Money

London Stock Exchange deal is signpost for City


The London Stock Exchange may be days away from doubling in size via the acquisition of Refinitiv, the data spin-off from Thomson Reuters. Over the weekend the LSE confirmed a Financial Times report that the two groups are in advanced talks.

If a deal comes to fruition, it would seal yet another permutation of the potential combinations that trading platforms have explored in recent years. But alongside the microcosmic rejigging of market structures, the LSE’s chosen way forward — under the leadership of American chief executive David Schwimmer and American chairman Don Robert — may also signpost the future of the City of London.

The $27bn purchase would turbo-charge the LSE’s move away from its original core business of facilitating the trading of shares. That cash equities business has become increasingly low margin, amid stiffer competition, technology advances and a deepening trend for companies to be owned privately rather via stock exchange listings.

Buying Refinitiv consolidates the LSE’s shift into data services begun under previous chief executive Xavier Rolet. It also further broadens the LSE’s asset class profile across fixed-income and interest rate products and services.

Most symbolically, it strengthens the group’s standing in other parts of the world, particularly North America and Asia. If Boris Johnson were looking for a touchstone for global Britain, the new prime minister could scarcely have found a better one.

It is all a radical change of direction from two years ago, when a merger between the LSE and Frankfurt-based Deutsche Börse was on the cards.

The then chief executives of the two exchange groups had conceived that deal before the UK’s 2016 Brexit referendum, but bravely continued to push it even after the vote. They spun a valid line that even if political ties were to be cut, a combined exchanges business could act as a valuable economic bridge, maximising continental Europe’s access to capital.

But in the spring of 2017 the putative deal was blocked by the European Commission, nominally on antitrust grounds. Concerns expressed about likely market dominance in derivatives may have been a convenient excuse to scotch a deal made unacceptable by the politics of Brexit.

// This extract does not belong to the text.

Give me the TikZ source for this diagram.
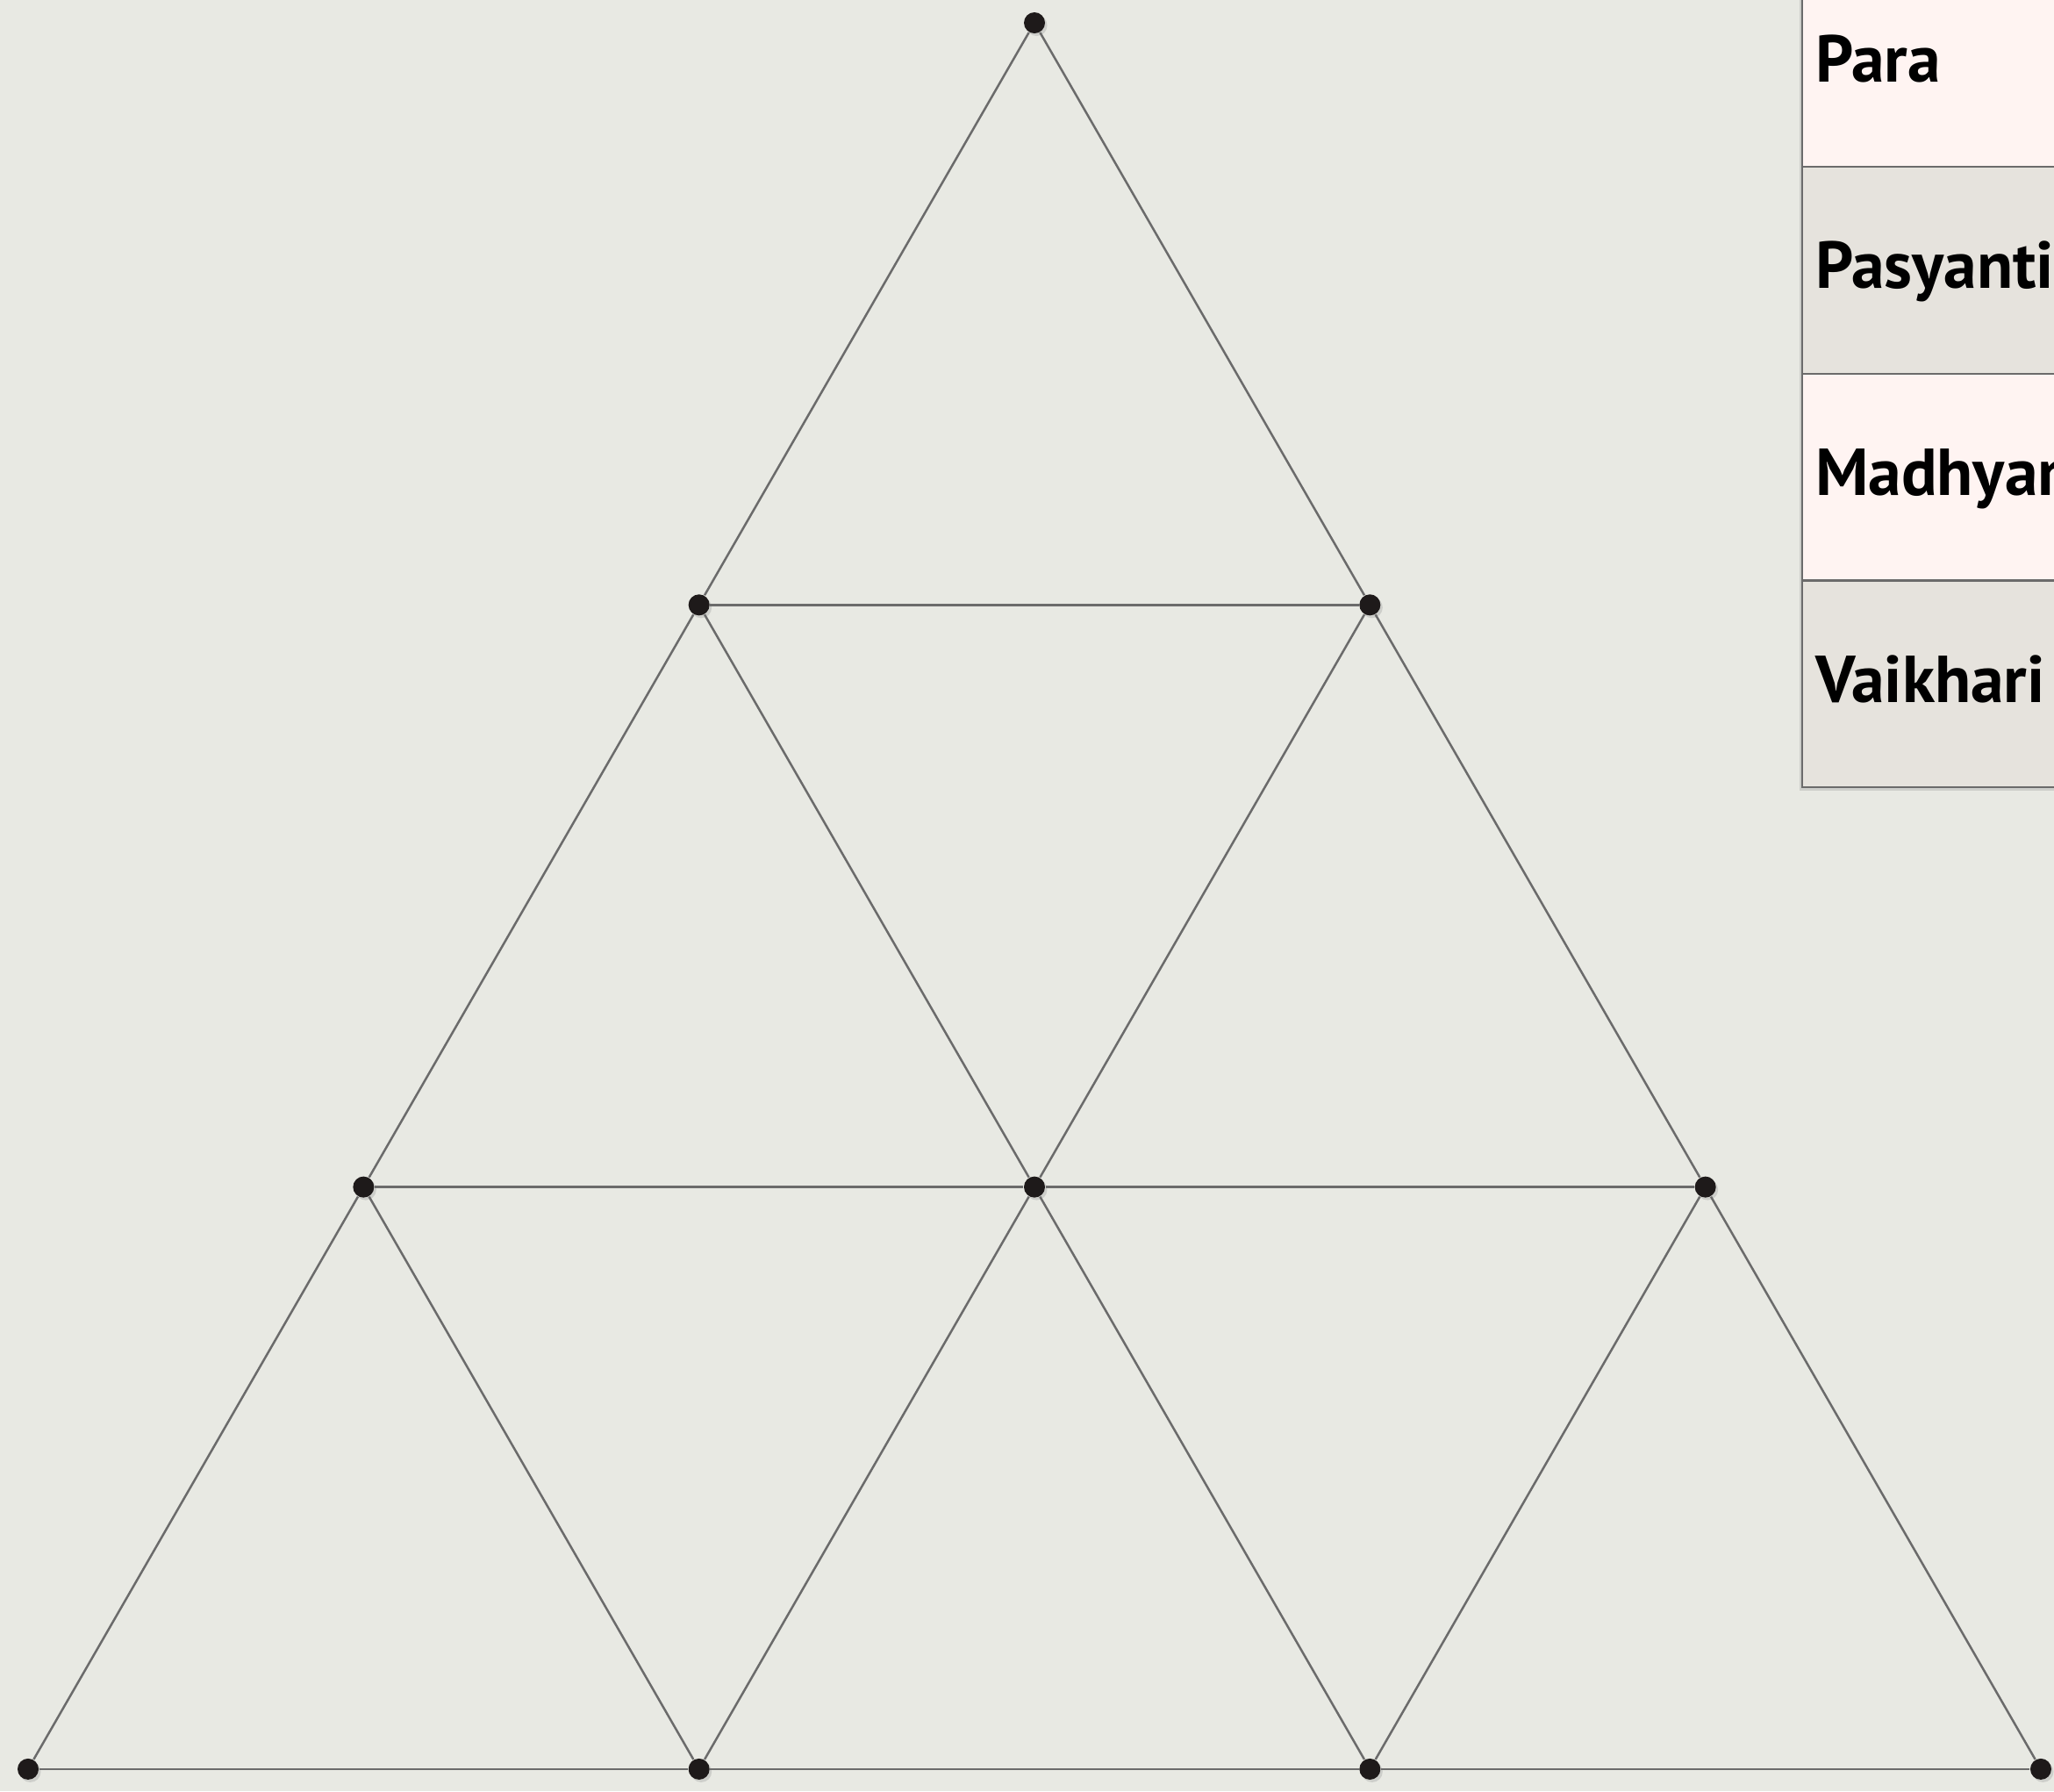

Regardless of the merits of that merger — or the corporate fallout of it having been blocked — Europe’s capital markets may have suffered more. Easier access to the City of London’s capital could have brought substance to the rhetoric of the EU’s proposed capital markets union, Brexit notwithstanding. Without the deal, and without evidence of alternative impetus, CMU risks being a white elephant.

For the City, the darkening cloud of a no-deal Brexit causes logical concern among financiers. It could severely disrupt the ability of UK-based banks, insurers and asset managers to service clients across the EU — business that is estimated to account for about a fifth of the City’s overall revenue.

Thanks to far-sighted thinking by managers, and resolute direction from the Bank of England, the City is probably as well prepared as it could be for a hard Brexit, having established bridgeheads across the continent that should allow business to be continued, albeit less efficiently and at a higher cost.

But Brexiters have long urged businesspeople to focus less on the disruption of leaving the EU and more on the opportunity to boost business with the rest of the world. For 300-plus years the London Stock Exchange has been a key cog in the City of London machine. The City should indeed take note of its outward-looking reinvention.